A woman's face with nature's own hand painted,

Hast thou, the master mistress of my passion;

A woman's gentle heart, but not acquainted

With shifting change, as is false women's fashion:

 

An eye more bright than theirs, less false in rolling,

Gilding the object whereupon it gazeth;

A man in hue all hues in his controlling,

Which steals men's eyes and women's souls amazeth.

 

And for a woman wert thou first created;

Till Nature, as she wrought thee, fell a-doting,

And by addition me of thee defeated,

By adding one thing to my purpose nothing.

 

But since she prick'd thee out for women's pleasure,

Mine be thy love and thy love's use their treasure.

 

(William Shakespeare)

 

 

Sonnet XX, written by W. Shakespeare, is part of the collection of marriage sonnets.

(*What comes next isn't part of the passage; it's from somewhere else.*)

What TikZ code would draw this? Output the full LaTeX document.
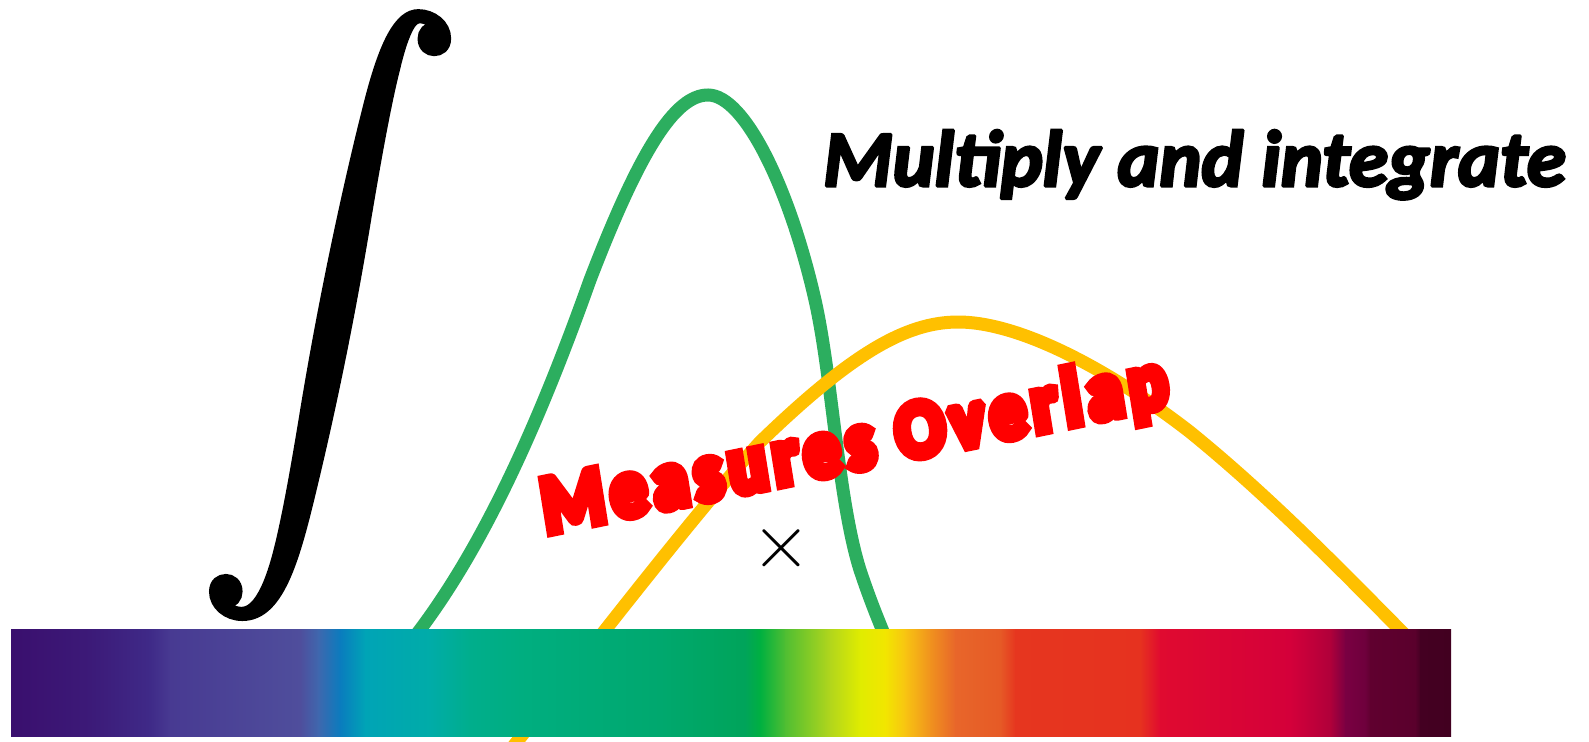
\documentclass[tikz,border=0pt]{standalone}
\usepackage{fontspec}
\setmainfont{Carlito}
\usepackage{graphicx}
\newcommand\heavyink[2]{\special{pdf:code 2 Tr 0 j 1.5 M #1 w}#2\special{pdf:code 0 Tr}}
\definecolor{gcurve}{HTML}{2CAE5F}
\definecolor{ycurve}{HTML}{FFC000}
\definecolor{s01}{HTML}{3A0F6E}
\definecolor{s02}{HTML}{3C1A78}
\definecolor{s03}{HTML}{3F2A88}
\definecolor{s04}{HTML}{483A92}
\definecolor{s05}{HTML}{4F4E9C}
\definecolor{s06}{HTML}{3F67AE}
\definecolor{s07}{HTML}{0A7CBE}
\definecolor{s08}{HTML}{00A4B6}
\definecolor{s09}{HTML}{00ACA8}
\definecolor{s10}{HTML}{00AE8C}
\definecolor{s11}{HTML}{00AE80}
\definecolor{s12}{HTML}{00A86E}
\definecolor{s13}{HTML}{00A45A}
\definecolor{s14}{HTML}{00B040}
\definecolor{s15}{HTML}{50BE32}
\definecolor{s16}{HTML}{B2D61C}
\definecolor{s17}{HTML}{E0EC00}
\definecolor{s18}{HTML}{F2E600}
\definecolor{s19}{HTML}{F8C412}
\definecolor{s20}{HTML}{F0921E}
\definecolor{s21}{HTML}{E8662A}
\definecolor{s22}{HTML}{E65A26}
\definecolor{s23}{HTML}{E6361F}
\definecolor{s24}{HTML}{E6321F}
\definecolor{s25}{HTML}{E00A30}
\definecolor{s26}{HTML}{D4003A}
\definecolor{s27}{HTML}{B0003A}
\definecolor{s28}{HTML}{7A0042}
\definecolor{s29}{HTML}{6E003C}
\definecolor{s30}{HTML}{60002F}
\definecolor{s31}{HTML}{5A002C}
\definecolor{s32}{HTML}{440022}
\definecolor{s33}{HTML}{420020}
\begin{document}
\begin{tikzpicture}[x=1pt,y=-1pt,
  curve/.style={line width=13pt},
  bigtitle/.style={inner sep=0pt, font=\fontsize{79.5}{90}\selectfont\bfseries\itshape},
  overlap/.style={inner sep=0pt, text=red, font=\fontsize{72}{80}\selectfont\bfseries\addfontfeature{LetterSpace=9}}]
\useasboundingbox (0,0) rectangle (1589,741);
\fill[white] (0,0) rectangle (1589,741);
% curves
\draw[curve, gcurve] (400,655) .. controls (480,560) and (540,420) .. (590,280)
  .. controls (640,150) and (675,95) .. (708,95)
  .. controls (745,95) and (790,190) .. (815,300)
  .. controls (832,375) and (838,500) .. (860,570)
  .. controls (870,600) and (880,625) .. (893,655);
\draw[curve, ycurve] (490,775) .. controls (560,690) and (680,530) .. (760,442)
  .. controls (850,355) and (905,322) .. (958,322)
  .. controls (1020,322) and (1110,370) .. (1190,432)
  .. controls (1280,505) and (1360,590) .. (1430,660);
% spectrum bar
\foreach \xa/\xb/\ca/\cb in {
  11/90/s01/s02, 90/150/s02/s03, 150/170/s03/s04, 170/300/s04/s05,
  300/318/s05/s06, 318/340/s06/s07, 340/365/s07/s08, 365/430/s08/s09,
  430/470/s09/s10, 470/520/s10/s11, 520/660/s11/s12, 660/745/s12/s13,
  745/760/s13/s14, 760/785/s14/s15, 785/830/s15/s16, 830/860/s16/s17,
  860/885/s17/s18, 885/905/s18/s19, 905/930/s19/s20, 930/955/s20/s21,
  955/1000/s21/s22, 1000/1015/s22/s23, 1015/1140/s23/s24, 1140/1160/s24/s25,
  1160/1290/s25/s26, 1290/1330/s26/s27, 1330/1345/s27/s28, 1345/1365/s28/s29,
  1365/1370/s29/s30, 1370/1415/s30/s31, 1415/1420/s31/s32, 1420/1451/s32/s33}
  \shade[left color=\ca, right color=\cb] (\xa,629) rectangle ({min(\xb+0.8,1451)},736);
% integral
\node[anchor=north west, inner sep=0pt] (intg) at (198,13)
  {\scalebox{26.4}[27.17]{\heavyink{0.3}{$\displaystyle\int$}}};
% texts
\node[bigtitle, anchor=base west] (title) at (823,186) {\heavyink{3}{Multiply and integrate}};
\node[overlap, anchor=base west, yscale=1.13, rotate=10.3] (ovl) at (546,533) {\heavyink{9}{Measures Overlap}};
\node[inner sep=0pt] (times) at (781.5,548.5) {\scalebox{7.7}{$\times$}};
\end{tikzpicture}
\end{document}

It is organized into three quartrains (stanzas of four lines each) and a rhyming couplet. In fact, it displayes the typical Elizabethan structure.

According to the conventions of the Shakespearean sonnets it should take in consideration different aspects of the

same problem in every quartrain.

In the first quartrain the speaking voice is the lyrical eye, that tells about the beauty of a specific person. This person is

the fair youth, even though the poet describes someone who has feminine characteristics (woman’s face, gentle heart).

In fact, an important element is the use of the word master-mistress, that represents the ambivalence, double sides

(ambiguity) of the fair youth’s sexuality (?). In line 1 the poet emphatises the fair youth’s beauty telling nature has

painted him/her. In line 4 there is a comparison between the fair youth’s earth, that remains pure, and the other

women, that changes and is false.

In the second quartrain continues the comparison with the other women (eye more bright, less false). The poet reveals

the real nature of the fair youth telling he is a man with so much beauty that attracts both men and women.

In the third (and last) quartrain the poet tells about the attraction he feels for the fair youth: he was iniatially created to

be a woman, but Nature added one thing that had no purpose for the poet to take the fair youth away from him. There

is a personification of Nature in lines 11-12.

The sonnet ends with the rhyming couplet. The poet tells about the fair youth’s love, that will be his, unlike the carnal

love (love’s use) who will be for women’s use.


It follows the rhyme scheme of the Elizabethan sonnet: ABAB CDCD EFEF GG.

An important element of this sonnet is the presence of an extra unstressed syllable on each line, that is a feminine line.

The most relevant theme of the sonnet is the fair youth’s beauty, who has both feminine and male features.